[REQUIRED TASK] Your job is to retype all of the data word for word, leaving every image out.

[DATA SHOWN]
"""
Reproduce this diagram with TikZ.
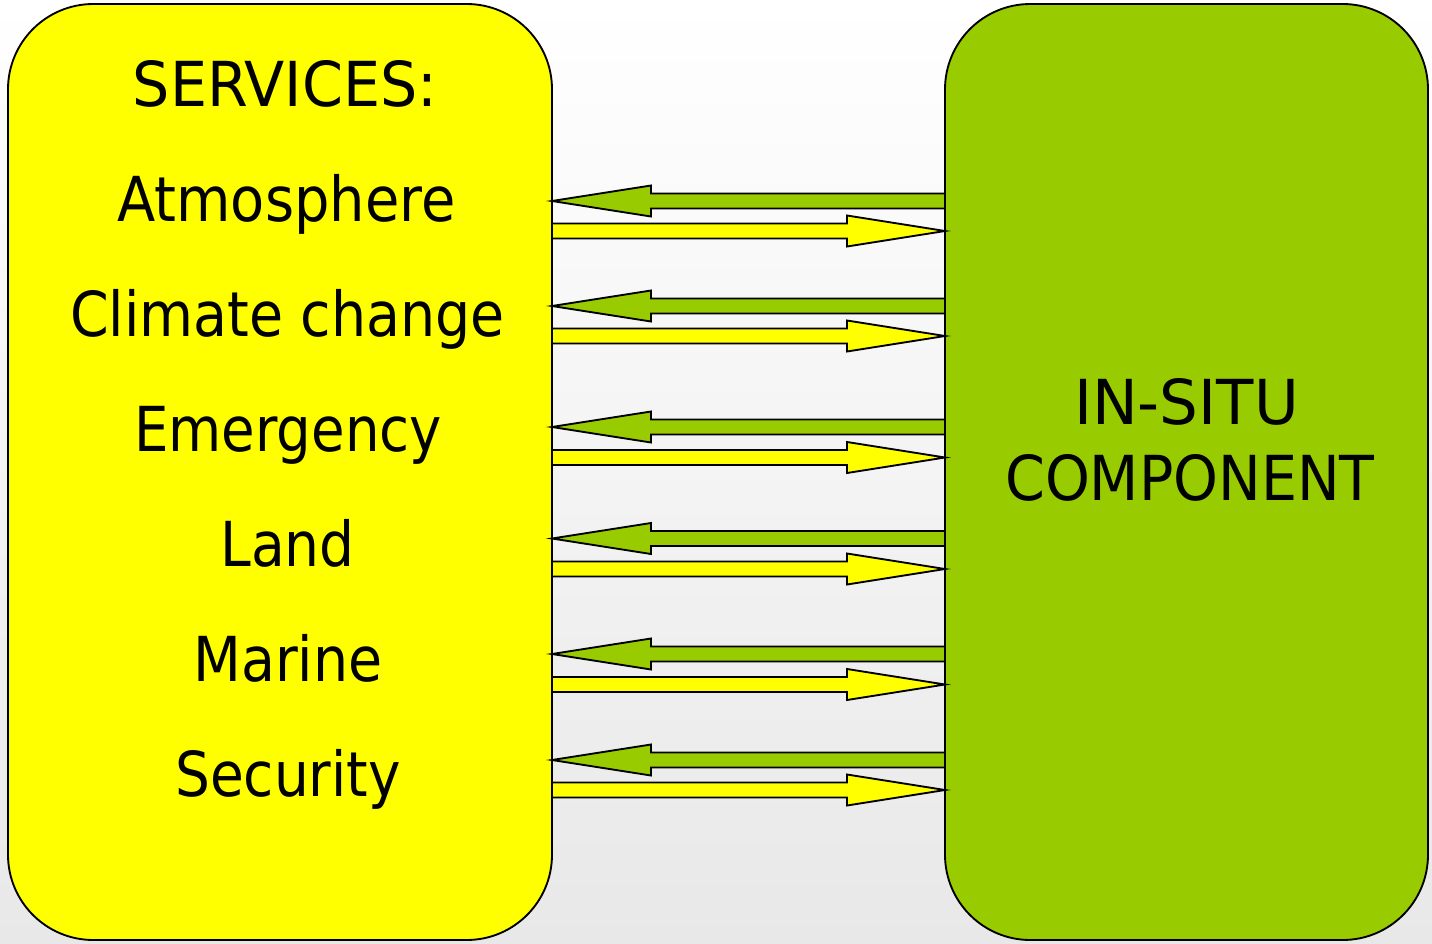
\documentclass[tikz,border=0pt]{standalone}
\usepackage{fontspec}
\setmainfont{DejaVu Sans}[FakeStretch=0.88]
\usetikzlibrary{calc}
\definecolor{svcyellow}{HTML}{FFFF00}
\definecolor{insitugreen}{HTML}{99CC00}
\newcommand{\wlabel}[2]{\scalebox{#1}[1]{#2}}
\begin{document}
\begin{tikzpicture}[x=0.75pt,y=-0.75pt,
  panel/.style={draw=black,line width=1.4pt,rounded corners=64pt,inner sep=0pt,outer sep=0pt,anchor=north west},
  label/.style={anchor=base,inner sep=0pt,font=\fontsize{46.5pt}{56pt}\selectfont},
  blockarrow/.style={draw=black,line width=1.4pt,line join=miter}]
\useasboundingbox (0,0) rectangle (1432,943);
\shade[top color=white,bottom color=white!91!black] (0,0) rectangle (1432,943);
\node[panel,fill=svcyellow,minimum width=544*0.75pt,minimum height=936*0.75pt] (svc) at (8,4) {};
\node[panel,fill=insitugreen,minimum width=483*0.75pt,minimum height=936*0.75pt] (ins) at (945,4) {};
\node[label] (t0) at (285,106.3) {\wlabel{1.076}{SERVICES:}};
\node[label] (t1) at (286.5,221.7) {\wlabel{1.024}{Atmosphere}};
\node[label] (t2) at (287.5,336.7) {\wlabel{1.016}{Climate change}};
\node[label] (t3) at (288,451.7) {Emergency};
\node[label] (t4) at (287.5,566.7) {\wlabel{1.01}{Land}};
\node[label] (t5) at (288,681.7) {\wlabel{1.016}{Marine}};
\node[label] (t6) at (288,796.7) {\wlabel{1.007}{Security}};
\node[label] (r1) at (1186.5,424) {\wlabel{1.12}{IN-SITU}};
\node[label] (r2) at (1190,500) {\wlabel{1.046}{COMPONENT}};
\foreach \g/\yl in {201/231,306/336,427/457.5,538.5/569,654/684.5,760/790}{
  % green arrow: from IN-SITU to SERVICES
  \draw[blockarrow,fill=insitugreen]
    (svc.east |- 0,\g) -- ++(99,-15.5) -- ++(0,8) -- (ins.west |- 0,\g-7.5)
    -- ++(0,15) -- ($(svc.east |- 0,\g)+(99,7.5)$) -- ++(0,8) -- cycle;
  % yellow arrow: from SERVICES to IN-SITU
  \draw[blockarrow,fill=svcyellow]
    (svc.east |- 0,\yl-7.5) -- ($(ins.west |- 0,\yl-7.5)+(-98,0)$) -- ++(0,-8)
    -- (ins.west |- 0,\yl) -- ($(ins.west |- 0,\yl)+(-98,15.5)$) -- ++(0,-8)
    -- (svc.east |- 0,\yl+7.5) -- cycle;
}
\end{tikzpicture}
\end{document}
"""
[SOLUTION]
Reproduce this diagram with TikZ.
\documentclass[tikz,border=0pt]{standalone}
\usepackage{fontspec}
\setmainfont{DejaVu Sans}[FakeStretch=0.88]
\usetikzlibrary{calc}
\definecolor{svcyellow}{HTML}{FFFF00}
\definecolor{insitugreen}{HTML}{99CC00}
\newcommand{\wlabel}[2]{\scalebox{#1}[1]{#2}}
\begin{document}
\begin{tikzpicture}[x=0.75pt,y=-0.75pt,
  panel/.style={draw=black,line width=1.4pt,rounded corners=64pt,inner sep=0pt,outer sep=0pt,anchor=north west},
  label/.style={anchor=base,inner sep=0pt,font=\fontsize{46.5pt}{56pt}\selectfont},
  blockarrow/.style={draw=black,line width=1.4pt,line join=miter}]
\useasboundingbox (0,0) rectangle (1432,943);
\shade[top color=white,bottom color=white!91!black] (0,0) rectangle (1432,943);
\node[panel,fill=svcyellow,minimum width=544*0.75pt,minimum height=936*0.75pt] (svc) at (8,4) {};
\node[panel,fill=insitugreen,minimum width=483*0.75pt,minimum height=936*0.75pt] (ins) at (945,4) {};
\node[label] (t0) at (285,106.3) {\wlabel{1.076}{SERVICES:}};
\node[label] (t1) at (286.5,221.7) {\wlabel{1.024}{Atmosphere}};
\node[label] (t2) at (287.5,336.7) {\wlabel{1.016}{Climate change}};
\node[label] (t3) at (288,451.7) {Emergency};
\node[label] (t4) at (287.5,566.7) {\wlabel{1.01}{Land}};
\node[label] (t5) at (288,681.7) {\wlabel{1.016}{Marine}};
\node[label] (t6) at (288,796.7) {\wlabel{1.007}{Security}};
\node[label] (r1) at (1186.5,424) {\wlabel{1.12}{IN-SITU}};
\node[label] (r2) at (1190,500) {\wlabel{1.046}{COMPONENT}};
\foreach \g/\yl in {201/231,306/336,427/457.5,538.5/569,654/684.5,760/790}{
  % green arrow: from IN-SITU to SERVICES
  \draw[blockarrow,fill=insitugreen]
    (svc.east |- 0,\g) -- ++(99,-15.5) -- ++(0,8) -- (ins.west |- 0,\g-7.5)
    -- ++(0,15) -- ($(svc.east |- 0,\g)+(99,7.5)$) -- ++(0,8) -- cycle;
  % yellow arrow: from SERVICES to IN-SITU
  \draw[blockarrow,fill=svcyellow]
    (svc.east |- 0,\yl-7.5) -- ($(ins.west |- 0,\yl-7.5)+(-98,0)$) -- ++(0,-8)
    -- (ins.west |- 0,\yl) -- ($(ins.west |- 0,\yl)+(-98,15.5)$) -- ++(0,-8)
    -- (svc.east |- 0,\yl+7.5) -- cycle;
}
\end{tikzpicture}
\end{document}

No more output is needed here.